不動明王(高さ86.9cm)・金剛夜叉明王(高さ118.5cm)・降三世明王(高さ122cm)・軍茶利明王(高さ124cm)・大威徳明王(高さ81.8cm)の五体で平安時代のものです。人体とほぼ同じ大きさで造られた不動明王を中心に4明王が少し小ぶりなものとなっています。明王は仏の教えに従順でない者たちに対して調伏し、また教化する仏です。そのため、それぞれの怒りの表情がよくあらわれ、それぞれの役割を果たしているように思われます。

如意輪観音坐像

高さ49cmで平安時代のものです。如意輪観音は法力により人々を救う観音様です。もともと観音様は人々に救いの手を差し伸べてくれる仏様です。このお顔を見ただけでも救われた気持ちになります。

絹本著色

醍醐寺にはたくさんの絹本著色が保管されています。絹本著色とは東洋の絵画で、絹に色が塗られている絵画をいいます。絹は適度な吸水力があり、絵を描くにはちょうど良かったように思われます。

紙本著色絵因果経

絵因果経は仏教経典の代表的なもののひとつですが、奈良時代のものを古因果経といい、奈良時代絵画の研究上、重要な資料とされています。画風の元は中国だと思われますが、中国にこの時代のものは残っていないそうです。この古い紙本著色が残っているのは日本の紙の質の高さでしょうか。

醍醐寺聖教類

醍醐寺では桃山時代にすで文書の保管に着手していたようです。その後『醍醐寺文書記録聖教目録』を作成、今はデジタル化が進み目録はデータベース化に移行しているという事です。この文書の数が6万点を超えていますが、まだ他にも同価値の資料が残っているという事です。

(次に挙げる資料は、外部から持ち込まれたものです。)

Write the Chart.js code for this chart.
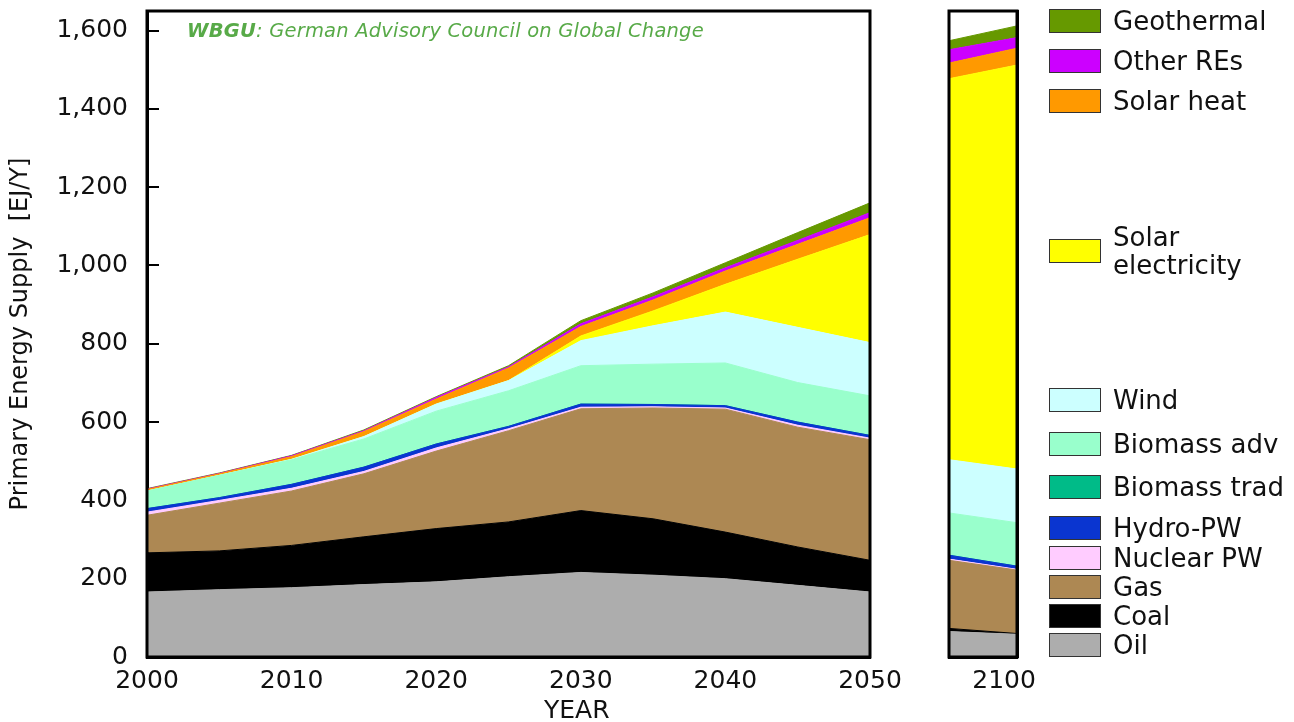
<!DOCTYPE html>
<html>
<head>
<meta charset="utf-8">
<script src="https://cdn.jsdelivr.net/npm/chart.js@4.4.1/dist/chart.umd.min.js"></script>
<style>
  body { margin: 0; background: #fff; font-family: "DejaVu Sans", sans-serif; }
  #wrap { position: relative; width: 1294px; height: 722px; overflow: hidden; }
  #main { position: absolute; left: 0; top: 0; }
  #side { position: absolute; left: 920px; top: 0; }
  .key { position: absolute; left: 1049px; width: 50px; height: 22px; border: 1px solid #333; }
  .lbl { position: absolute; left: 1113px; font-size: 26px; line-height: 28px; color: #111; white-space: nowrap; }
  #note { position: absolute; left: 187px; top: 19px; font-size: 19.5px; font-style: italic; color: #58aa48; white-space: nowrap; letter-spacing: 0.2px; }
  #xname { position: absolute; left: 544px; top: 695px; font-size: 25px; line-height: 30px; color: #111; }
</style>
</head>
<body>
<div id="wrap">
  <canvas id="main" width="910" height="722"></canvas>
  <canvas id="side" width="130" height="722"></canvas>
  <div id="note"><b>WBGU</b>: German Advisory Council on Global Change</div>
  <div id="xname">YEAR</div>
</div>
<script>
// scenario years, main panel
const years = [2000, 2005, 2010, 2015, 2020, 2025, 2030, 2035, 2040, 2045, 2050];
// EJ/y per source, bottom to top
const oil = [166, 172, 177, 185, 192, 205, 216, 209, 200, 183, 166];
const coal = [100, 99, 108, 122, 136, 140, 158, 144, 119, 98, 81];
const gas = [96, 122, 139, 161, 198, 233, 260, 283, 314, 306, 308];
const nuclear = [8, 7, 7, 6, 8, 5, 4, 3, 3, 5, 4];
const hydro = [9, 7, 10, 11, 10, 6, 8, 6, 6, 8, 7];
const biomassTrad = [0, 0, 0, 0, 0, 0, 0, 0, 0, 0, 0];
const biomassAdv = [45, 57, 63, 72, 84, 91, 98, 103, 109, 101, 101];
const wind = [0, 0, 1, 6, 18, 26, 64, 98, 130, 141, 136];
const solarElec = [0, 0, 0, 0, 0, 0, 12, 38, 71, 174, 276];
const solarHeat = [4, 4, 7, 13, 13, 32, 24, 28, 34, 38, 43];
const otherRes = [1, 1, 2, 2, 4, 3, 7, 8, 8, 10, 13];
const geothermal = [1, 1, 1, 2, 2, 3, 8, 10, 13, 20, 25];

// 2100 panel: value at left and right edge
const panelYears = [2083, 2104];
const oil2100 = [65, 58];
const coal2100 = [8, 2];
const gas2100 = [174, 162];
const nuclear2100 = [3, 2];
const hydro2100 = [10, 8];
const biomassTrad2100 = [0, 0];
const biomassAdv2100 = [108, 111];
const wind2100 = [136, 137];
const solarElec2100 = [973, 1032];
const solarHeat2100 = [40, 43];
const otherRes2100 = [34, 27];
const geothermal2100 = [23, 30];

const series = [
  { label: "Oil", color: "#adadad", main: oil, end: oil2100 },
  { label: "Coal", color: "#000000", main: coal, end: coal2100 },
  { label: "Gas", color: "#ad8853", main: gas, end: gas2100 },
  { label: "Nuclear PW", color: "#ffccff", main: nuclear, end: nuclear2100 },
  { label: "Hydro-PW", color: "#0a35d0", main: hydro, end: hydro2100 },
  { label: "Biomass trad", color: "#00bb88", main: biomassTrad, end: biomassTrad2100 },
  { label: "Biomass adv", color: "#99ffcc", main: biomassAdv, end: biomassAdv2100 },
  { label: "Wind", color: "#ccffff", main: wind, end: wind2100 },
  { label: "Solar electricity", color: "#ffff00", main: solarElec, end: solarElec2100 },
  { label: "Solar heat", color: "#ff9900", main: solarHeat, end: solarHeat2100 },
  { label: "Other REs", color: "#cc00ff", main: otherRes, end: otherRes2100 },
  { label: "Geothermal", color: "#669900", main: geothermal, end: geothermal2100 },
];

// legend rows (centre y), same order as series
const legendY = [645, 616, 587, 558, 528, 487, 444, 400, 251, 101, 61, 21];

const font = { family: "DejaVu Sans", size: 25 };

const frame = {
  id: "frame",
  afterDraw(chart) {
    const { ctx, chartArea: a } = chart;
    ctx.save();
    ctx.strokeStyle = "#000";
    ctx.lineWidth = 3;
    ctx.strokeRect(a.left, a.top, a.right - a.left, a.bottom - a.top);
    ctx.restore();
  },
};

// fixed axis boxes, no extra padding for label overflow
const fixX = (s) => { s.height = 65; s.paddingLeft = 0; s.paddingRight = 0; };
const fixY = (w) => (s) => { s.width = w; s.paddingTop = 0; s.paddingBottom = 0; };

const makeSets = (xs, key) =>
  series.map((s, i) => ({
    label: s.label,
    data: xs.map((x, j) => ({ x: x, y: s[key][j] })),
    backgroundColor: s.color,
    borderColor: s.color,
    borderWidth: 1,
    pointRadius: 0,
    tension: 0,
    fill: i === 0 ? "origin" : "-1",
  }));

new Chart(document.getElementById("main"), {
  type: "line",
  data: { datasets: makeSets(years, "main") },
  options: {
    responsive: false,
    animation: false,
    layout: { padding: { left: 0, right: 40, top: 11, bottom: 0 } },
    plugins: { legend: { display: false }, tooltip: { enabled: false } },
    scales: {
      x: {
        type: "linear",
        min: 2000,
        max: 2050,
        ticks: { stepSize: 10, padding: 23, color: "#111", font: font, callback: (v) => String(v) },
        grid: { drawOnChartArea: false, tickLength: -14, lineWidth: 2, color: "#000" },
        border: { width: 3, color: "#000" },
        afterFit: fixX,
      },
      y: {
        stacked: true,
        min: 0,
        max: 1650,
        ticks: { stepSize: 200, includeBounds: false, padding: 31, color: "#111", font: font },
        afterBuildTicks: (s) => { s.ticks = s.ticks.filter((t) => t.value <= 1600); },
        grid: { drawOnChartArea: false, tickLength: -12, lineWidth: 2, color: "#000" },
        border: { width: 3, color: "#000" },
        title: {
          display: true,
          text: "Primary Energy Supply  [EJ/Y]",
          color: "#111",
          font: { family: "DejaVu Sans", size: 24 },
          padding: { top: 6, bottom: 0 },
        },
        afterFit: fixY(147),
      },
    },
  },
  plugins: [frame],
});

new Chart(document.getElementById("side"), {
  type: "line",
  data: { datasets: makeSets(panelYears, "end") },
  options: {
    responsive: false,
    animation: false,
    layout: { padding: { left: 29, right: 33, top: 11, bottom: 0 } },
    plugins: { legend: { display: false }, tooltip: { enabled: false } },
    scales: {
      x: {
        type: "linear",
        min: panelYears[0],
        max: panelYears[1],
        afterBuildTicks: (s) => { s.ticks = [{ value: 2100 }]; },
        ticks: { padding: 9, color: "#111", font: font, callback: (v) => String(v) },
        grid: { display: false, drawTicks: false },
        border: { width: 3, color: "#000" },
        afterFit: fixX,
      },
      y: {
        stacked: true,
        position: "right",
        min: 0,
        max: 1650,
        ticks: { display: false, stepSize: 200, includeBounds: false },
        afterBuildTicks: (s) => { s.ticks = s.ticks.filter((t) => t.value <= 1600); },
        grid: { drawOnChartArea: false, tickLength: -12, lineWidth: 2, color: "#000" },
        border: { width: 3, color: "#000" },
        afterFit: fixY(0),
      },
    },
  },
  plugins: [frame],
});

// legend boxes on the right
const wrap = document.getElementById("wrap");
series.forEach((s, i) => {
  const y = legendY[i];
  const key = document.createElement("div");
  key.className = "key";
  key.style.top = (y - 12) + "px";
  key.style.background = s.color;
  wrap.appendChild(key);

  const lbl = document.createElement("div");
  lbl.className = "lbl";
  const words = s.label === "Solar electricity" ? ["Solar", "electricity"] : [s.label];
  lbl.innerHTML = words.join("<br>");
  lbl.style.top = (y - words.length * 14) + "px";
  wrap.appendChild(lbl);
});
</script>
</body>
</html>
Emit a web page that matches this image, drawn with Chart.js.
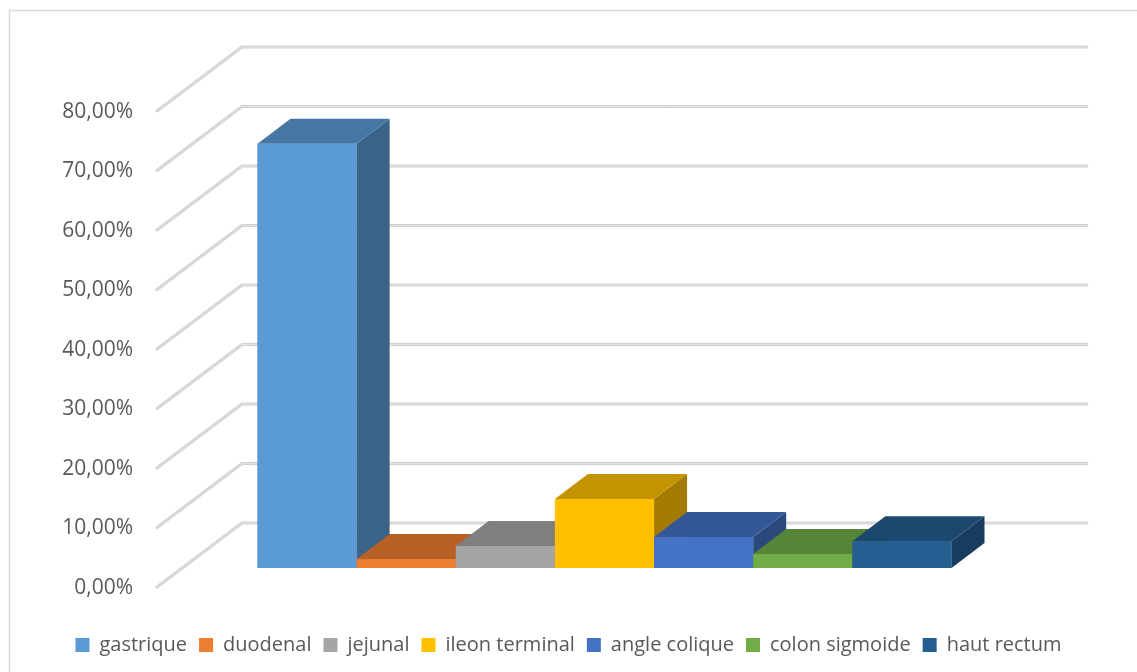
<!DOCTYPE html>
<html>
<head>
<meta charset="utf-8">
<script src="https://cdn.jsdelivr.net/npm/chart.js@4.4.1/dist/chart.umd.min.js"></script>
<style>
  html, body { margin: 0; background: #fff; }
  canvas { display: block; }
</style>
</head>
<body>
<canvas id="chart" width="1137" height="672"></canvas>
<script>
// Data
const categories = ['gastrique', 'duodenal', 'jejunal', 'ileon terminal', 'angle colique', 'colon sigmoide', 'haut rectum'];
const values = [71.3, 1.5, 3.7, 11.6, 5.2, 2.35, 4.5];
const colors = ['#5B9BD5', '#ED7D31', '#A5A5A5', '#FFC000', '#4472C4', '#70AD47', '#255E91'];
const yTicks = [0, 10, 20, 30, 40, 50, 60, 70, 80];

// 3D look (pixel offsets from the plane of the bar fronts)
const BAR_DEPTH = { dx: 33, dy: -25 };
const WALL = { dx: 60, dy: -45 };
const FLOOR_FRONT = { dx: -25, dy: 19 };

function shade(hex, f){
    const n = parseInt(hex.slice(1), 16);
    const r = Math.round(((n >> 16) & 255) * f);
    const g = Math.round(((n >> 8) & 255) * f);
    const b = Math.round((n & 255) * f);
    return 'rgb(' + r + ',' + g + ',' + b + ')';
}

function poly(ctx, pts, fill){
    ctx.beginPath();
    ctx.moveTo(pts[0][0], pts[0][1]);
    for(let i = 1; i < pts.length; i++) ctx.lineTo(pts[i][0], pts[i][1]);
    ctx.closePath();
    ctx.fillStyle = fill;
    ctx.fill();
}

const box3d = {
    id: 'box3d',
    beforeDraw(chart){
        // outer chart frame (only left and top edges are inside the picture)
        const ctx = chart.ctx;
        ctx.save();
        ctx.strokeStyle = '#d9d9d9';
        ctx.lineWidth = 1.5;
        ctx.strokeRect(9.5, 10.5, 1400, 900);
        ctx.restore();
    },
    beforeDatasetsDraw(chart){
        const ctx = chart.ctx, a = chart.chartArea, ys = chart.scales.y;
        ctx.save();
        ctx.lineJoin = 'round';
        ctx.lineCap = 'round';
        yTicks.forEach(v => {
            const py = ys.getPixelForValue(v);
            const path = () => {
                ctx.beginPath();
                ctx.moveTo(a.left + FLOOR_FRONT.dx, py + FLOOR_FRONT.dy);
                ctx.lineTo(a.left + WALL.dx, py + WALL.dy);
                ctx.lineTo(a.right + WALL.dx, py + WALL.dy);
            };
            path(); ctx.strokeStyle = '#d0d0d0'; ctx.lineWidth = 3; ctx.stroke();
            path(); ctx.strokeStyle = '#e4e4e4'; ctx.lineWidth = 1; ctx.stroke();
        });
        ctx.restore();
    },
    afterDatasetsDraw(chart){
        const ctx = chart.ctx;
        ctx.save();
        chart.data.datasets.forEach((ds, i) => {
            const bar = chart.getDatasetMeta(i).data[0];
            if(!bar) return;
            const p = bar.getProps(['x', 'y', 'base', 'width'], true);
            const l = p.x - p.width / 2, r = p.x + p.width / 2;
            const dx = BAR_DEPTH.dx, dy = BAR_DEPTH.dy;
            const c = colors[i];
            poly(ctx, [[r, p.base], [r, p.y], [r + dx, p.y + dy], [r + dx, p.base + dy]], shade(c, 0.64));
            poly(ctx, [[l, p.y], [r, p.y], [r + dx, p.y + dy], [l + dx, p.y + dy]], shade(c, 0.77));
            ctx.fillStyle = c;
            ctx.fillRect(l, p.y, p.width, p.base - p.y);
        });
        ctx.restore();
    }
};

new Chart(document.getElementById('chart'), {
    type: 'bar',
    data: {
        labels: [''],
        datasets: categories.map((name, i) => ({
            label: name,
            data: [values[i]],
            backgroundColor: colors[i],
            borderWidth: 0,
            categoryPercentage: 0.8213,
            barPercentage: 1
        }))
    },
    options: {
        responsive: false,
        animation: false,
        layout: { padding: { top: 92, left: 0, right: 0, bottom: 7 } },
        plugins: {
            legend: {
                position: 'bottom',
                labels: {
                    boxWidth: 14,
                    boxHeight: 14,
                    padding: 12,
                    color: '#595959',
                    font: { family: 'Open Sans', size: 20 }
                }
            },
            tooltip: { enabled: false }
        },
        scales: {
            x: {
                grid: { display: false, drawTicks: false },
                border: { display: false },
                ticks: { display: false },
                afterFit(s){ s.height = 55; }
            },
            y: {
                min: 0,
                max: 80,
                afterBuildTicks(s){ s.ticks = yTicks.map(v => ({ value: v })); },
                grid: { display: false, drawTicks: false },
                border: { display: false },
                ticks: {
                    padding: 49,
                    labelOffset: 20,
                    color: '#595959',
                    font: { family: 'Open Sans', size: 21 },
                    callback: v => v.toFixed(2).replace('.', ',') + '%'
                },
                afterFit(s){ s.width = 182; }
            },
            yR: {
                position: 'right',
                grid: { display: false, drawTicks: false },
                border: { display: false },
                ticks: { display: false },
                afterFit(s){ s.width = 110; }
            }
        }
    },
    plugins: [box3d]
});
</script>
</body>
</html>
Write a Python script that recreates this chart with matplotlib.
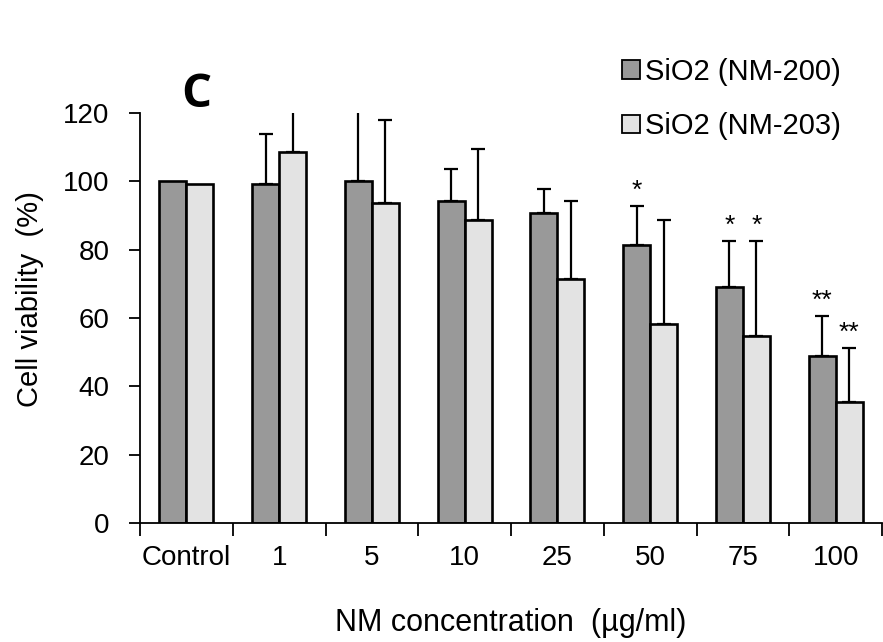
import numpy as np
import matplotlib
matplotlib.use("Agg")
import matplotlib.pyplot as plt
from matplotlib.patches import Patch

plt.rcParams['font.family'] = ['Liberation Sans', 'DejaVu Sans']

# Data
categories = ["Control", "1", "5", "10", "25", "50", "75", "100"]
nm200 = [100, 99.2, 100, 94.2, 90.7, 81.4, 69.1, 48.9]
nm200_err = [0, 14.6, 25, 9.4, 7.0, 11.4, 13.4, 11.7]
nm203 = [99.2, 108.6, 93.6, 88.7, 71.4, 58.2, 54.7, 35.4]
nm203_err = [0, 15, 24.3, 20.7, 22.8, 30.5, 27.8, 15.8]
sig200 = ["", "", "", "", "", "*", "*", "**"]
sig203 = ["", "", "", "", "", "", "*", "**"]
series_labels = ["SiO2 (NM-200)", "SiO2 (NM-203)"]

dark = "#999999"
light = "#e3e3e3"

fig = plt.figure(figsize=(8.83, 6.42), dpi=100)
ax = fig.add_axes([140 / 883, 1 - 523 / 642, 742 / 883, 410 / 642])

x = np.arange(len(categories))
w = 0.29

ax.bar(x - w / 2, nm200, w, color=dark, edgecolor="black", linewidth=1.9, zorder=2)
ax.bar(x + w / 2, nm203, w, color=light, edgecolor="black", linewidth=1.9, zorder=2)

# upper error bars only
for xs, vals, errs in [(x - w / 2, nm200, nm200_err), (x + w / 2, nm203, nm203_err)]:
    m = np.array(errs) > 0
    ax.errorbar(xs[m], np.array(vals)[m],
                yerr=[np.zeros(m.sum()), np.array(errs)[m]],
                fmt="none", ecolor="black", elinewidth=1.6, capsize=5,
                capthick=1.6, zorder=1)

# significance stars
for xs, vals, errs, sigs in [(x - w / 2, nm200, nm200_err, sig200),
                             (x + w / 2, nm203, nm203_err, sig203)]:
    for xp, v, e, s in zip(xs, vals, errs, sigs):
        if s:
            ax.annotate(s, xy=(xp, v + e), xytext=(0, 2), textcoords="offset points",
                        ha="center", va="bottom", fontsize=19)

ax.set_xlim(-0.5, len(categories) - 0.5)
ax.set_ylim(0, 120)
ax.set_yticks(np.arange(0, 121, 20))
ax.tick_params(axis="y", labelsize=20, length=8, width=1.3, pad=14)

# category boundaries as ticks, labels in the middle
ax.set_xticks(np.arange(-0.5, len(categories), 1))
ax.set_xticklabels([])
ax.set_xticks(x, minor=True)
ax.set_xticklabels(categories, minor=True)
ax.tick_params(axis="x", which="major", length=9, width=1.3)
ax.tick_params(axis="x", which="minor", length=0, labelsize=20, pad=16)

for side in ["top", "right"]:
    ax.spines[side].set_visible(False)
for side in ["left", "bottom"]:
    ax.spines[side].set_linewidth(1.3)

ax.set_xlabel("NM concentration  (µg/ml)", fontsize=22)
ax.xaxis.set_label_coords(0.5, -0.208)
ax.set_ylabel("Cell viability  (%)", fontsize=21)
ax.yaxis.set_label_coords(-0.13, 0.546)

ax.text(0.0755, 1.045, "C", transform=ax.transAxes, fontsize=34, fontweight="bold",
        family="Open Sans", ha="center", va="center")

handles = [Patch(facecolor=dark, edgecolor="black", linewidth=1.3),
           Patch(facecolor=light, edgecolor="black", linewidth=1.3)]
fig.legend(handles, series_labels, loc="upper left", bbox_to_anchor=(622 / 883, 1 - 58 / 642),
           frameon=False, fontsize=21, handlelength=0.6, handleheight=0.6,
           handletextpad=0.2, labelspacing=0.9, borderpad=0, borderaxespad=0)

fig.savefig("out.png", dpi=100)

個人的にはまだ訪れたことのない醍醐寺ですが、もしまた京都に行く機会があったら桜の時期に行ってみたい。そして数々の宝物をじっくりと鑑賞したいものです。ここも上醍醐・下醍醐と広い範囲に及んでいますし、霊宝館の展示物もじっくり見たいと思うので一日では足りないようです。霊宝館は何度も足を運ばなければすべては見られないとの事ですから。